The county had  all  kinds of problems with WM, but the one that got people really upset was the change  from weekly recycling and yard waste pick-up to bi-monthly pick-up. After all these years they’ve been telling us we need to recycle and sort our yard waste, they cut service? I can’t believe they thought that would be okay – this whole thing is a Repo-Man grab between the county, the haulers, and the customers, fighting over nickels and dimes because the county is so desperate to keep the salaries paid. That’s why the dump has no money, the are management heavy out there. 

Another problem was private roads. Garbage trucks shred even  paved roads, so a lot of people in Forest Ranch and other rural communities don’t want them on their private roads. The haulers won’t go on a private road anymore without a signed release, they don’t want to be responsible for what their oversized trucks do  to private roads. Bill Mannel says there’s a conundrum here – if the county forces the haulers onto private roads without the release of liability, they will be legally responsible for the roads. But, county money cannot be used to fix private roads. This is also a problem in Chico – I have two private driveways shared with neighbors who bring trucks right up to my gate. I asked Orme about this and he pretended ignorance – there’s private driveways all  over Chico, do people know their rights regarding the damage these trucks are doing to their private property? 

It was refreshing to hear these people talk straight about the problems the average person has every day.  And we have no clout, we have to depend on these happy wanderers to protect us.  Talk about “up Shit Creek without a paddle.”  At least the county is not making service mandatory, they just want whatever trash is picked up to go  to their dump. I don’t think that’s unreasonable – ever follow a garbage truck for 60 miles up Hwy 70? That’s unreasonable. 

Chico City Mangler Mark Orme made it clear that the city’s franchise agreement is about money for the city of Chico. When I asked him if service would  be mandatory for city residents, he wormed  around (I’m going to call that, “Orming”), saying this was still in negotiation with the haulers. But he added, many municipalities require trash service, and the way he said it leads me to believe that’s what he wants. When I asked him about a subsidy for low-income, he said that was in negotiation too.

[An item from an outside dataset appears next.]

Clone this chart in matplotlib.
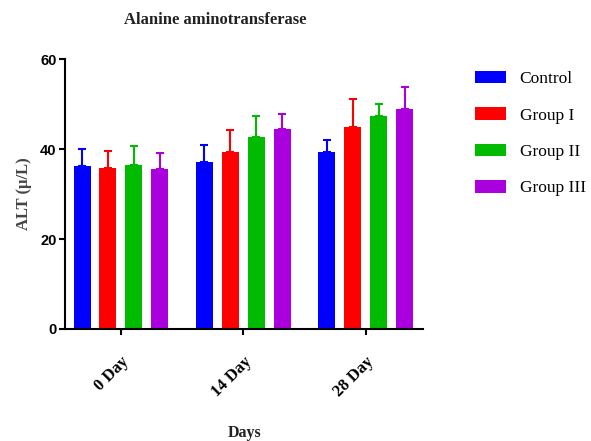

I wish  I were a lawyer, but I do know, if they try to shove mandatory service on us, they have to have the low-income subsidy,  just like Obamacare. 

I don’t like Mark Orme. He’s out for his own gain, he doesn’t give a crap about this town. 

After the garbage franchise report they went on to discuss a few other interesting topics – I’ll get back to you on those, time to get to work. 

8 Responses to “Talking heads discuss garbage tax”

  1. jiminchico May 8, 2015 at 7:51 am #

    I’m starting to lose track of all the new taxes they want. Sales tax for police, property tax for a new pool, garbage tax for ?, developer fee for a new jail, water fines for the drought.

    What did I miss?

    • Juanita Sumner May 8, 2015 at 8:16 am #

      Thanks for asking – I was just getting ready to write a post about the CARD aquatic center committee meeting to be held Monday at the CARD center, 6:30. They want a bond or assessment for a $10-18 million aquatic center.

    • Juanita Sumner May 12, 2015 at 5:08 am #

      That’s really too bad for them. I’ve had reports on our local hotels – all dogs. When teams from out of town came to play at a tournament with my son’s hockey club, their credit cards were compromised at a Chico hotel. After that, word spread fast, for subsequent tournaments most of the visitors drove to the casino at Corning, or brought their rv’s to the rink.

      Butte County is not a raging tourist destination, I don’t know how they think this is going to help them. They should be offering packages and other discounts, getting other local businesses involved, not adding to the tab.

  2. Jim May 12, 2015 at 6:39 am #

    You are right, this isn’t a tourist destination. People come here for events, such as college graduation, the Wildflower, etc. Such events are already effectively promoted.

    Now I’m still upset about the cancellation of Pioneer Days. That event drew a lot of tourists into town, without spending any money to promote it. As I recall the Parade would often draw a crowd of 50,000, at a time when the City population was about 30,000. But they threw it away.

    These people don’t know what they are doing, but want to be well paid for doing it.

    • Juanita Sumner May 12, 2015 at 2:01 pm #

      I also remember when Pioneer Days was a big event, drawing alumni from all over the state and the country. I know people got ready for it for months, local organizations and companies started planning their floats for the following year as soon as the parade was over.

      There’s too much antagonism in this town between political groups, haggling for their own gain, without any regard for the town as a whole.

  3. Jim May 15, 2015 at 8:47 am #

    I just learned that the City has already been collecting a tax on hotel rooms, which was supposed to be going to promote tourism, but it’s not. I read that in 2013 they collected $800,000. It’s being sucked up by the usual folks to fund their salaries and benefits.

    • Juanita Sumner May 15, 2015 at 9:48 am #

      I’m ignorant here – I know the “Transient Occupancy Tax” is a percentage of the bill, collected by hotels within the city limit and turned over to the city. But that fund brought in over $2 million in 2012-13. TOT is the city’s third biggest revenue source, after sales tax ($17.2 mil), property tax ($11.2 mil), and utility tax ($6.2 mil). Those funds go into salaries and benefits.

      I think TOT is reasonable, as long as it’s kept at 1 or 2 percent of the tab. Most visitors place strains on our services, so we should be able to re-coup a reasonable fee. But, this idea of just adding another tax to travelers is not worth the risk of getting a bad reputation.